Staying Fit and Healthy During Pregnancy

Staying Fit and Healthy During Pregnancy

There are many myths related to sports during pregnancy, but many women want to do sports during pregnancy and maintain their routines. In this article, we will dispel the myths and give you tips on how to stay healthy and do sports during your pregnancy.

It is important to find a reasonable level, and that depends on the shape you had before, the activities your body was comfortable with, and your health during pregnancy. It would be the best if you discuss it with your doctor or midwife before starting a sports programme. Typically, exercises reduce the level of stress and enhance body image, so pregnant women who are working on their fitness level often feel better about themselves.

Walking and Swimming

You can try some kind of aerobic activities such as walking or swimming, as well as, some flexibility and strengthening workouts like yoga. If you have never been doing regular workouts, it is ok if you start with a 20-30 minute walk a few times a week. Yoga also helps you to get the right breathing techniques, to relax and stay calm. It stretches your body, but the key point is to not push yourself too hard and does not over-stretch yourself. Some poses of yoga are challenging, intense, and powerful, and these exercises should be avoided. Running as an intense activity should also be avoided during pregnancy however after a baby’s birth running can be just perfect exercise. Do not forget to warm up before starting your exercise to avoid injuries.

Walking and Swimming
Walking and Swimming

Vitamins are Important

During pregnancy, it is important to eat the right food as the baby and the mother would get all minerals and vitamins but less sugar and processed fats. It would be good if you ate more fruits and vegetables, whole grains, and calcium-rich food. A pregnant woman also needs more water, so be sure to drink eight or more cups a day.

Vitamins are Important
Vitamins are Important

A pregnant woman needs special vitamins such as folic acid and calcium. Folic acid is the synthetic form of the B vitamin and one of the water-soluble vitamins. It is the sum of the folate-active compounds that occur naturally in food. It is involved in various processes such as the division and new formation of cells. It is also essential in the metabolism of certain amino acids. Together with vitamin B12 and B6, folic acid is involved in the breakdown of homocysteine. Folic acid can be found in high concentrations in green plants such as spinach and cabbage. The vitamin is sensitive to external influences such as heat, light, and oxygen.

Calcium During Pregnancy

Calcium is also extremely needed for pregnant women.
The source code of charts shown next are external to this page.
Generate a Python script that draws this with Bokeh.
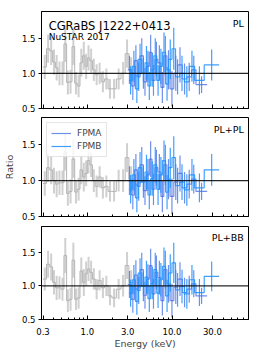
import numpy as np
from bokeh.plotting import figure
from bokeh.models import (FixedTicker, Range1d, Label, Span, Legend, LegendItem,
                          CustomJSTickFormatter)
from bokeh.layouts import column
from bokeh.embed import file_html
from bokeh.resources import INLINE

# ---------------- data ----------------
x_ticks = [0.3, 1.0, 3.0, 10.0, 30.0]
x_minor = [0.4, 0.5, 0.6, 0.7, 0.8, 0.9, 2, 4, 5, 6, 7, 8, 9, 20, 40, 50, 60, 70, 80]
y_ticks = [0.5, 1.0, 1.5]

gray_edges = [0.30, 0.33, 0.36, 0.39, 0.42, 0.45, 0.49, 0.53, 0.57, 0.61, 0.66, 0.71,
              0.76, 0.82, 0.88, 0.94, 1.00, 1.07, 1.15, 1.24, 1.34, 1.46, 1.60, 1.76,
              1.95, 2.20, 2.50, 2.80, 3.10, 3.50]
gray_pl = [1.09, 1.35, 1.32, 1.16, 1.08, 1.00, 1.00, 1.42, 0.87, 0.88, 1.38, 0.86, 0.82,
           1.15, 1.25, 1.10, 1.22, 1.18, 1.05, 0.98, 1.00, 0.88, 0.92, 0.78, 0.78, 0.92,
           1.00, 1.28, 1.05]
gray_plpl = [0.96, 1.18, 1.15, 1.00, 0.95, 0.97, 0.97, 1.40, 0.82, 0.85, 1.30, 0.84, 0.88,
             1.15, 1.05, 1.10, 1.28, 1.22, 1.00, 0.92, 1.05, 0.90, 0.92, 0.85, 0.85, 1.00,
             1.00, 1.32, 1.02]
gray_plbb = [1.10, 1.32, 1.28, 1.05, 0.97, 0.97, 0.95, 1.45, 0.78, 0.80, 1.38, 0.80, 0.82,
             1.22, 1.05, 1.18, 1.25, 1.20, 1.10, 0.95, 1.08, 0.97, 1.00, 0.85, 0.82, 0.95,
             1.00, 1.30, 1.05]
gray_err = [0.17, 0.20, 0.20, 0.18, 0.18, 0.17, 0.17, 0.26, 0.17, 0.17, 0.26, 0.16, 0.16,
            0.20, 0.20, 0.18, 0.18, 0.17, 0.16, 0.15, 0.15, 0.15, 0.15, 0.14, 0.14, 0.15,
            0.16, 0.20, 0.18]

fpma_edges = [3.0, 3.3, 3.6, 3.9, 4.2, 4.6, 5.0, 5.4, 5.8, 6.3, 6.8, 7.4, 8.0, 8.7, 9.5,
              10.5, 11.7, 13.2, 15.0, 17.0, 19.2, 26.0]
fpma_pl = [1.05, 0.82, 1.18, 0.95, 1.25, 0.88, 1.10, 1.30, 0.90, 1.20, 1.15, 0.80, 1.25,
           1.05, 0.78, 1.00, 1.12, 0.92, 0.95, 1.05, 0.84]
fpma_plpl = [1.00, 0.80, 1.15, 0.92, 1.22, 0.86, 1.08, 1.30, 0.88, 1.18, 1.12, 0.78, 1.22,
             1.02, 0.78, 0.98, 1.10, 0.90, 0.95, 1.02, 0.85]
fpma_plbb = [1.02, 0.80, 1.16, 0.93, 1.24, 0.86, 1.10, 1.30, 0.88, 1.20, 1.12, 0.78, 1.24,
             1.03, 0.78, 0.98, 1.10, 0.90, 0.95, 1.03, 0.85]
fpma_err = [0.20, 0.20, 0.22, 0.20, 0.25, 0.20, 0.22, 0.25, 0.22, 0.25, 0.25, 0.22, 0.28,
            0.28, 0.25, 0.25, 0.25, 0.22, 0.20, 0.20, 0.12]

fpmb_edges = [3.1, 3.4, 3.7, 4.0, 4.4, 4.8, 5.2, 5.6, 6.1, 6.6, 7.1, 7.7, 8.4, 9.1, 10.0,
              11.0, 12.3, 14.0, 16.0, 18.5, 24.0, 36.0]
fpmb_pl = [0.90, 1.10, 0.78, 1.20, 1.00, 1.15, 0.82, 1.05, 1.25, 0.90, 1.10, 1.30, 0.85,
           1.20, 1.35, 0.95, 1.00, 0.88, 1.10, 0.90, 1.12]
fpmb_plpl = [0.88, 1.08, 0.76, 1.18, 0.98, 1.12, 0.80, 1.03, 1.22, 0.88, 1.08, 1.28, 0.84,
             1.18, 1.32, 0.93, 0.98, 0.87, 1.08, 0.90, 1.15]
fpmb_plbb = [0.89, 1.09, 0.77, 1.19, 0.99, 1.13, 0.81, 1.04, 1.24, 0.89, 1.09, 1.29, 0.85,
             1.19, 1.34, 0.94, 0.99, 0.88, 1.09, 0.90, 1.14]
fpmb_err = [0.20, 0.22, 0.20, 0.22, 0.22, 0.24, 0.20, 0.24, 0.25, 0.22, 0.25, 0.28, 0.24,
            0.28, 0.30, 0.25, 0.25, 0.22, 0.22, 0.20, 0.22]

model_names = ["PL", "PL+PL", "PL+BB"]
title_text = "CGRaBS J1222+0413"
subtitle_text = "NuSTAR 2017"

FONT = "DejaVu Sans"
GRAY_STEP = "#b4b4b4"
GRAY_ERR = "#d0d0d0"
FPMA_C = "royalblue"
FPMB_C = "dodgerblue"
fmt = CustomJSTickFormatter(code="return tick.toFixed(1);")
blank_fmt = CustomJSTickFormatter(code="return '';")


def step_xy(edges, vals):
    xs, ys = [], []
    for i, v in enumerate(vals):
        xs += [edges[i], edges[i + 1]]
        ys += [v, v]
    return xs, ys


def errbars(edges, vals, errs):
    e = np.array(edges)
    xc = np.sqrt(e[:-1] * e[1:])
    v = np.array(vals)
    er = np.array(errs)
    return [[x, x] for x in xc], [[a - b, a + b] for a, b in zip(v, er)]


def make_fig(height, top, bottom, show_x, ylabel=None):
    p = figure(width=250, height=height, x_axis_type="log",
               x_range=Range1d(0.288, 80), y_range=Range1d(0.5, 1.88),
               output_backend="svg", toolbar_location=None,
               min_border_left=34, min_border_right=2,
               min_border_top=top, min_border_bottom=bottom)
    p.grid.visible = False
    p.outline_line_color = "black"
    p.outline_line_width = 1
    p.background_fill_color = "white"
    p.border_fill_color = "white"

    xa = p.xaxis[0]
    xa.ticker = FixedTicker(ticks=x_ticks, minor_ticks=x_minor)
    xa.major_tick_in = 4
    xa.major_tick_out = 0
    xa.minor_tick_in = 2
    xa.minor_tick_out = 0
    xa.axis_line_color = "black"
    xa.major_label_text_font = FONT
    xa.major_label_text_color = "black"
    xa.major_label_text_font_size = "8.5px"
    if show_x:
        xa.formatter = fmt
        xa.major_label_standoff = 8
        xa.axis_label = "Energy (keV)"
        xa.axis_label_text_font = FONT
        xa.axis_label_text_font_size = "9.5px"
        xa.axis_label_text_font_style = "normal"
        xa.axis_label_standoff = 0
    else:
        xa.formatter = blank_fmt
        xa.major_label_standoff = 0

    ya = p.yaxis[0]
    ya.ticker = FixedTicker(ticks=y_ticks, minor_ticks=[])
    ya.formatter = fmt
    ya.major_tick_in = 0
    ya.major_tick_out = 3
    ya.minor_tick_in = 0
    ya.minor_tick_out = 0
    ya.axis_line_color = "black"
    ya.major_label_text_font = FONT
    ya.major_label_text_font_size = "8.5px"
    ya.major_label_text_color = "black"
    ya.major_label_standoff = 3
    if ylabel:
        ya.axis_label = ylabel
        ya.axis_label_text_font = FONT
        ya.axis_label_text_font_size = "9.5px"
        ya.axis_label_text_font_style = "normal"
        ya.axis_label_standoff = 4
    return p


def fill_panel(p, g, a, b, name):
    gx, gy = step_xy(gray_edges, g)
    ex, ey = errbars(gray_edges, g, gray_err)
    p.multi_line(ex, ey, line_color=GRAY_ERR, line_width=2)
    p.line(gx, gy, line_color=GRAY_STEP, line_width=1)

    ax_, ay_ = step_xy(fpma_edges, a)
    ex, ey = errbars(fpma_edges, a, fpma_err)
    p.multi_line(ex, ey, line_color=FPMA_C, line_alpha=0.75, line_width=1.2)
    ra = p.line(ax_, ay_, line_color=FPMA_C, line_alpha=0.75, line_width=1.2)

    bx_, by_ = step_xy(fpmb_edges, b)
    ex, ey = errbars(fpmb_edges, b, fpmb_err)
    p.multi_line(ex, ey, line_color=FPMB_C, line_alpha=0.85, line_width=1.2)
    rb = p.line(bx_, by_, line_color=FPMB_C, line_alpha=0.85, line_width=1.2)

    p.add_layout(Span(location=1.0, dimension="width", line_color="black",
                      line_width=1.2, line_alpha=0.85))
    p.add_layout(Label(x=70.5, y=1.71, text=name, text_align="right",
                       text_baseline="middle", text_font=FONT,
                       text_font_size="9.5px", text_color="black"))
    return ra, rb


p1 = make_fig(113, 11, 5, False)
fill_panel(p1, gray_pl, fpma_pl, fpmb_pl, model_names[0])
p1.add_layout(Label(x=0.35, y=1.67, text=title_text, text_align="left",
                    text_baseline="middle", text_font=FONT,
                    text_font_size="11.5px", text_color="black"))
p1.add_layout(Label(x=0.35, y=1.52, text=subtitle_text, text_align="left",
                    text_baseline="middle", text_font=FONT,
                    text_font_size="9px", text_color="black"))

p2 = make_fig(108, 4, 5, False, ylabel="Ratio")
ra, rb = fill_panel(p2, gray_plpl, fpma_plpl, fpmb_plpl, model_names[1])
leg = Legend(items=[LegendItem(label="FPMA", renderers=[ra]),
                    LegendItem(label="FPMB", renderers=[rb])],
             location="top_left")
leg.label_text_font = FONT
leg.label_text_font_size = "9px"
leg.glyph_width = 20
leg.glyph_height = 12
leg.label_height = 12
leg.label_standoff = 6
leg.padding = 4
leg.spacing = 1
leg.margin = 5
leg.border_line_color = "#cccccc"
leg.border_line_width = 1
leg.background_fill_alpha = 0.8
p2.add_layout(leg)

p3 = make_fig(130, 5, 29, True)
fill_panel(p3, gray_plbb, fpma_plbb, fpmb_plbb, model_names[2])

layout = column(p1, p2, p3, spacing=0)
open("out.html", "w").write(file_html(layout, INLINE))
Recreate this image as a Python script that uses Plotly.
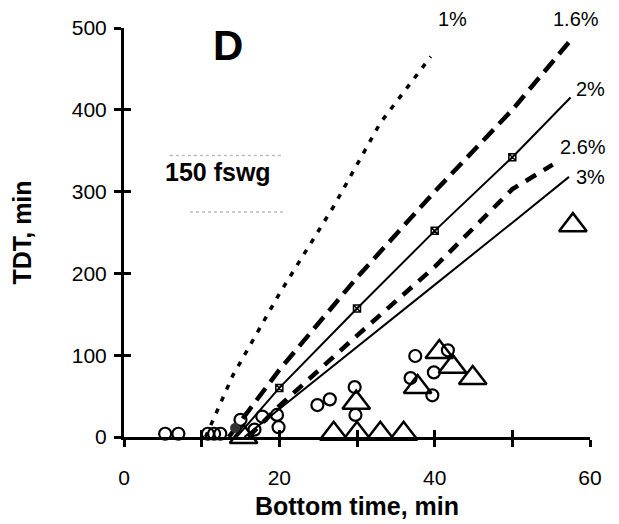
import plotly.graph_objects as go

# ---- data ----
x_1pct = [10.5, 14, 20, 27, 33, 39.5]
y_1pct = [0, 75, 175, 282, 384, 465]

x_16pct = [13.5, 20, 30, 40, 50, 57.5]
y_16pct = [0, 82, 195, 300, 400, 485]

x_2pct = [14.5, 20, 30, 40, 50, 57.5]
y_2pct = [0, 60, 157, 252, 342, 415]

x_26pct = [16, 20, 30, 40, 50, 55.2]
y_26pct = [0, 38, 124, 208, 303, 333]

x_3pct = [15.5, 20, 30, 40, 50, 57.3]
y_3pct = [0, 34, 110, 186, 262, 318]

circ_x = [5.3, 7.0, 10.8, 11.6, 12.4, 15.0, 16.8, 17.8, 19.7, 19.9,
          24.9, 26.5, 29.7, 29.8, 37.5, 36.9, 39.7, 39.9, 41.7]
circ_y = [4, 4, 4, 4, 4, 21, 9, 25, 27, 12,
          39, 46, 61, 27, 99, 72, 51, 79, 106]

tri_x = [15.4, 27, 30, 33, 36, 29.9, 40.6, 42.3, 44.9, 37.8, 57.8]
tri_y = [0, 4, 4, 4, 4, 42, 104, 86, 72, 61, 259]

filled_x = [14.3]
filled_y = [11]

x_ticks = [0, 10, 20, 30, 40, 50, 60]
x_ticktext = ["0", "", "20", "", "40", "", "60"]
y_ticks = [0, 100, 200, 300, 400, 500]

curve_labels = ["1%", "1.6%", "2%", "2.6%", "3%"]
label_px = [0.706, 0.97, 1.0, 0.985, 1.0]
label_py = [1.022, 1.022, 0.85, 0.71, 0.635]

FONT = "Liberation Sans, Arial, sans-serif"

fig = go.Figure()

fig.add_trace(go.Scatter(x=x_1pct, y=y_1pct, mode="lines",
                         line=dict(color="black", width=3.5, dash="5px,8px"),
                         cliponaxis=False))
fig.add_trace(go.Scatter(x=x_16pct, y=y_16pct, mode="lines",
                         line=dict(color="black", width=4.5, dash="15px,8px"),
                         cliponaxis=False))
fig.add_trace(go.Scatter(x=x_2pct, y=y_2pct, mode="lines",
                         line=dict(color="black", width=2),
                         cliponaxis=False))
fig.add_trace(go.Scatter(x=x_2pct[1:-1], y=y_2pct[1:-1], mode="markers",
                         marker=dict(symbol="square-x-open", size=7, color="black",
                                     line=dict(width=1.5)),
                         cliponaxis=False))
fig.add_trace(go.Scatter(x=x_26pct, y=y_26pct, mode="lines",
                         line=dict(color="black", width=4.5, dash="12px,9px"),
                         cliponaxis=False))
fig.add_trace(go.Scatter(x=x_3pct, y=y_3pct, mode="lines",
                         line=dict(color="black", width=2),
                         cliponaxis=False))

fig.add_trace(go.Scatter(x=circ_x, y=circ_y, mode="markers",
                         marker=dict(symbol="circle-open", size=12, color="black",
                                     line=dict(width=2.2)),
                         cliponaxis=False))
fig.add_trace(go.Scatter(x=tri_x, y=tri_y, mode="markers",
                         marker=dict(symbol="triangle-up-open", size=24, color="black",
                                     line=dict(width=2.5)),
                         cliponaxis=False))
fig.add_trace(go.Scatter(x=filled_x, y=filled_y, mode="markers",
                         marker=dict(symbol="circle", size=10, color="#333"),
                         cliponaxis=False))

# overlay axes to draw inward half of crossing ticks
fig.add_trace(go.Scatter(x=[0], y=[0], mode="markers", marker=dict(opacity=0),
                         hoverinfo="skip", xaxis="x2", yaxis="y2"))

for t, lx, ly in zip(curve_labels, label_px, label_py):
    fig.add_annotation(x=lx, y=ly, xref="paper", yref="paper", text=t,
                       showarrow=False, xanchor="center", yanchor="middle",
                       font=dict(family=FONT, size=20, color="black"))

fig.add_annotation(x=0.223, y=0.958, xref="paper", yref="paper", text="<b>D</b>",
                   showarrow=False, xanchor="center", yanchor="middle",
                   font=dict(family=FONT, size=42, color="black"))
fig.add_annotation(x=0.202, y=0.648, xref="paper", yref="paper",
                   text="<b>150 fswg</b>", showarrow=False,
                   xanchor="center", yanchor="middle",
                   font=dict(family=FONT, size=25, color="black"))

# faint dotted guide lines around the depth label
fig.add_shape(type="line", xref="x", yref="y", x0=5.9, x1=20.5, y0=344, y1=344,
              line=dict(color="#bbbbbb", width=1.5, dash="dot"))
fig.add_shape(type="line", xref="x", yref="y", x0=8.5, x1=20.8, y0=275, y1=275,
              line=dict(color="#bbbbbb", width=1.5, dash="dot"))

axis_common = dict(showgrid=False, zeroline=False, automargin=False)

# the page body adds an 8px margin, so the figure is 8px smaller each way
fig.update_layout(
    width=611, height=516,
    margin=dict(l=116, r=29, t=20, b=87),
    paper_bgcolor="white", plot_bgcolor="white",
    showlegend=False,
    font=dict(family=FONT, color="black"),
    xaxis=dict(range=[0, 60], tickvals=x_ticks, ticktext=x_ticktext,
               ticks="outside", ticklen=7, tickwidth=2.5, tickcolor="black",
               showline=True, linewidth=3, linecolor="black",
               tickfont=dict(family=FONT, size=21, color="black"),
               ticklabelstandoff=13,
               title=dict(text="<b>Bottom time, min</b>",
                          font=dict(family=FONT, size=25, color="black"),
                          standoff=10),
               **axis_common),
    yaxis=dict(range=[0, 500], tickvals=y_ticks,
               ticks="outside", ticklen=7, tickwidth=2.5, tickcolor="black",
               showline=True, linewidth=3, linecolor="black",
               tickfont=dict(family=FONT, size=21, color="black"),
               ticklabelstandoff=3,
               title=dict(text="<b>TDT, min</b>",
                          font=dict(family=FONT, size=25, color="black"),
                          standoff=42),
               **axis_common),
    xaxis2=dict(range=[0, 60], tickvals=x_ticks, overlaying="x", anchor="y2",
                side="bottom", ticks="inside", ticklen=7, tickwidth=2.5,
                tickcolor="black", showticklabels=False, showline=False,
                **axis_common),
    yaxis2=dict(range=[0, 500], tickvals=y_ticks, overlaying="y", anchor="x2",
                side="left", ticks="inside", ticklen=7, tickwidth=2.5,
                tickcolor="black", showticklabels=False, showline=False,
                **axis_common),
)

fig.write_html("out.html")
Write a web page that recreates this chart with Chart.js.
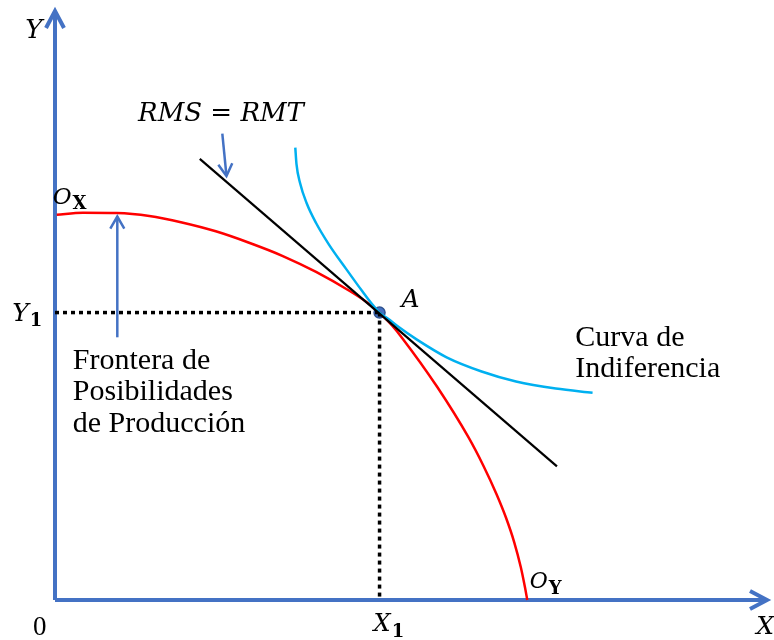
<!DOCTYPE html>
<html>
<head>
<meta charset="utf-8">
<script src="https://cdn.jsdelivr.net/npm/chart.js@4.4.0/dist/chart.umd.min.js"></script>
<style>
  html, body { margin: 0; padding: 0; background: #fff; }
  #wrap { width: 774px; height: 640px; position: relative; }
</style>
</head>
<body>
<div id="wrap"><canvas id="chart"></canvas></div>
<script>
// frontera de posibilidades (rojo)
const ppfX = [0.03, 0.47, 1.04, 1.59, 2.14, 2.71, 3.26, 3.84, 4.40, 4.96, 5.22, 5.47, 5.68, 5.85, 6.44, 6.97, 7.22, 7.44, 7.60, 7.74, 7.85, 7.92, 7.96];
const ppfY = [6.54, 6.575, 6.57, 6.52, 6.41, 6.26, 6.07, 5.84, 5.57, 5.25, 5.08, 4.88, 4.66, 4.45, 3.62, 2.76, 2.28, 1.80, 1.40, 0.98, 0.56, 0.22, 0];

// curva de indiferencia (celeste)
const icX = [4.05, 4.07, 4.13, 4.24, 4.40, 4.62, 4.90, 5.18, 5.33, 5.47, 5.62, 5.77, 6.10, 6.60, 7.19, 7.77, 8.44, 9.06];
const icY = [7.68, 7.40, 7.08, 6.74, 6.40, 6.03, 5.63, 5.24, 5.04, 4.88, 4.77, 4.65, 4.42, 4.12, 3.88, 3.71, 3.59, 3.52];

// recta tangente RMS = RMT
const tanX = [2.44, 8.46];
const tanY = [7.49, 2.27];

// punto A
const aX = 5.47;
const aY = 4.88;

// flechas de las etiquetas
const rmsArrowX = [2.82, 2.89];
const rmsArrowY = [7.92, 7.20];
const fppArrowX = [1.05, 1.05];
const fppArrowY = [4.46, 6.51];

const xMax = 12;
const yMax = 10;

const blue = '#4472C4';

function pts(xs, ys) {
  return xs.map((x, i) => ({ x: x, y: ys[i] }));
}

// textos (posicion en unidades de los ejes)
const textLayout = [
  { x: -0.50, y: 9.54, parts: [{ t: 'Y', f: 'italic 26px "DejaVu Serif"' }] },
  { x: 1.40, y: 8.14, parts: [{ t: 'RMS = RMT', f: 'italic 26px "DejaVu Serif"' }] },
  { x: -0.04, y: 6.73, parts: [{ t: 'O', f: 'italic 23px "DejaVu Serif"' }, { t: 'X', f: 'bold 18px "DejaVu Serif"', dy: 5 }] },
  { x: 5.84, y: 4.97, parts: [{ t: 'A', f: 'italic 25px "DejaVu Serif"' }] },
  { x: -0.72, y: 4.74, parts: [{ t: 'Y', f: 'italic 25px "DejaVu Serif"' }, { t: '1', f: 'bold 18px "DejaVu Serif"', dy: 5 }] },
  { x: 0.30, y: 3.93, parts: [{ t: 'Frontera de', f: '30px "Liberation Serif"' }] },
  { x: 0.30, y: 3.39, parts: [{ t: 'Posibilidades', f: '30px "Liberation Serif"' }] },
  { x: 0.30, y: 2.85, parts: [{ t: 'de Producción', f: '30px "Liberation Serif"' }] },
  { x: 8.77, y: 4.32, parts: [{ t: 'Curva de', f: '30px "Liberation Serif"' }] },
  { x: 8.77, y: 3.78, parts: [{ t: 'Indiferencia', f: '30px "Liberation Serif"' }] },
  { x: 5.37, y: -0.52, parts: [{ t: 'X', f: 'italic 24px "DejaVu Serif"' }, { t: '1', f: 'bold 18px "DejaVu Serif"', dy: 6 }] },
  { x: 8.00, y: 0.20, parts: [{ t: 'O', f: 'italic 22px "DejaVu Serif"' }, { t: 'Y', f: 'bold 18px "DejaVu Serif"', dy: 6 }] },
  { x: 11.82, y: -0.58, parts: [{ t: 'X', f: 'italic 25px "DejaVu Serif"' }] },
  { x: -0.37, y: -0.59, parts: [{ t: '0', f: '27px "Liberation Serif"' }] }
];

// dibuja puntas de flecha al final de los datasets que tienen "arrow"
const arrowPlugin = {
  id: 'arrows',
  afterDatasetsDraw(chart) {
    const ctx = chart.ctx;
    chart.data.datasets.forEach((ds, i) => {
      if (!ds.arrow) return;
      const meta = chart.getDatasetMeta(i);
      const n = meta.data.length;
      const p1 = meta.data[n - 2], p2 = meta.data[n - 1];
      const ang = Math.atan2(p2.y - p1.y, p2.x - p1.x);
      const L = ds.arrow.len, W = ds.arrow.half;
      ctx.save();
      ctx.strokeStyle = ds.borderColor;
      ctx.lineWidth = ds.arrow.lw;
      ctx.lineJoin = 'miter';
      ctx.lineCap = 'butt';
      ctx.beginPath();
      ctx.moveTo(p2.x - L * Math.cos(ang) + W * Math.sin(ang), p2.y - L * Math.sin(ang) - W * Math.cos(ang));
      ctx.lineTo(p2.x, p2.y);
      ctx.lineTo(p2.x - L * Math.cos(ang) - W * Math.sin(ang), p2.y - L * Math.sin(ang) + W * Math.cos(ang));
      ctx.stroke();
      ctx.restore();
    });
  }
};

const textPlugin = {
  id: 'texts',
  afterDraw(chart) {
    const ctx = chart.ctx;
    const xs = chart.scales.x, ys = chart.scales.y;
    ctx.save();
    ctx.fillStyle = '#000';
    ctx.textBaseline = 'alphabetic';
    ctx.textAlign = 'left';
    textLayout.forEach(lb => {
      let px = xs.getPixelForValue(lb.x);
      const py = ys.getPixelForValue(lb.y);
      lb.parts.forEach(p => {
        ctx.font = p.f;
        ctx.fillText(p.t, px, py + (p.dy || 0));
        px += ctx.measureText(p.t).width + 1;
      });
    });
    ctx.restore();
  }
};

new Chart(document.getElementById('chart'), {
  type: 'scatter',
  data: {
    datasets: [
      { data: pts(rmsArrowX, rmsArrowY), showLine: true, borderColor: blue, borderWidth: 2.5, pointRadius: 0, clip: false, arrow: { len: 12, half: 7, lw: 2.5 } },
      { data: pts(fppArrowX, fppArrowY), showLine: true, borderColor: blue, borderWidth: 2.5, pointRadius: 0, clip: false, arrow: { len: 12, half: 7, lw: 2.5 } },
      { data: pts(tanX, tanY), showLine: true, borderColor: '#000', borderWidth: 2.2, pointRadius: 0 },
      { data: pts(icX, icY), showLine: true, borderColor: '#00B0F0', borderWidth: 2.5, pointRadius: 0, cubicInterpolationMode: 'monotone' },
      { data: pts(ppfX, ppfY), showLine: true, borderColor: '#FF0000', borderWidth: 2.5, pointRadius: 0, cubicInterpolationMode: 'monotone', clip: false },
      { data: [{ x: 0, y: aY }, { x: aX, y: aY }], showLine: true, borderColor: '#000', borderWidth: 3.5, borderDash: [4, 4], pointRadius: 0 },
      { data: [{ x: aX, y: aY }, { x: aX, y: 0 }], showLine: true, borderColor: '#000', borderWidth: 3.5, borderDash: [4, 4], pointRadius: 0 },
      { data: [{ x: 0, y: 0 }, { x: xMax, y: 0 }], showLine: true, borderColor: blue, borderWidth: 4, pointRadius: 0, clip: false, arrow: { len: 17, half: 9, lw: 4 } },
      { data: [{ x: 0, y: 0 }, { x: 0, y: yMax }], showLine: true, borderColor: blue, borderWidth: 4, pointRadius: 0, clip: false, arrow: { len: 17, half: 9, lw: 4 } },
      { data: [{ x: aX, y: aY }], pointRadius: 5.5, pointBackgroundColor: '#4472C4', pointBorderColor: '#2F528F', pointBorderWidth: 1.5 }
    ]
  },
  options: {
    responsive: true,
    maintainAspectRatio: false,
    animation: false,
    layout: { padding: { left: 55, right: 2, top: 11, bottom: 40 } },
    scales: {
      x: { type: 'linear', min: 0, max: xMax, display: false },
      y: { type: 'linear', min: 0, max: yMax, display: false }
    },
    plugins: {
      legend: { display: false },
      tooltip: { enabled: false }
    }
  },
  plugins: [arrowPlugin, textPlugin]
});
</script>
</body>
</html>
An average adult person needs 1,000 mg of calcium daily, while pregnant and nursing mothers under 19 years old need 1,200 mg per day. A pregnant woman passes on about 40 g of the mineral calcium to the foetus. Calcium is mainly needed to build and maintain healthy bones and teeth. It also ensures the normal functioning of nerves and muscles. Calcium is useful for blood clotting and fights against inflammation and allergies. During pregnancy, the growing unborn child gets the required amount of calcium from the mother’s bone depots. If the pregnant woman does not consume enough calcium with her food, she may develop a calcium deficiency.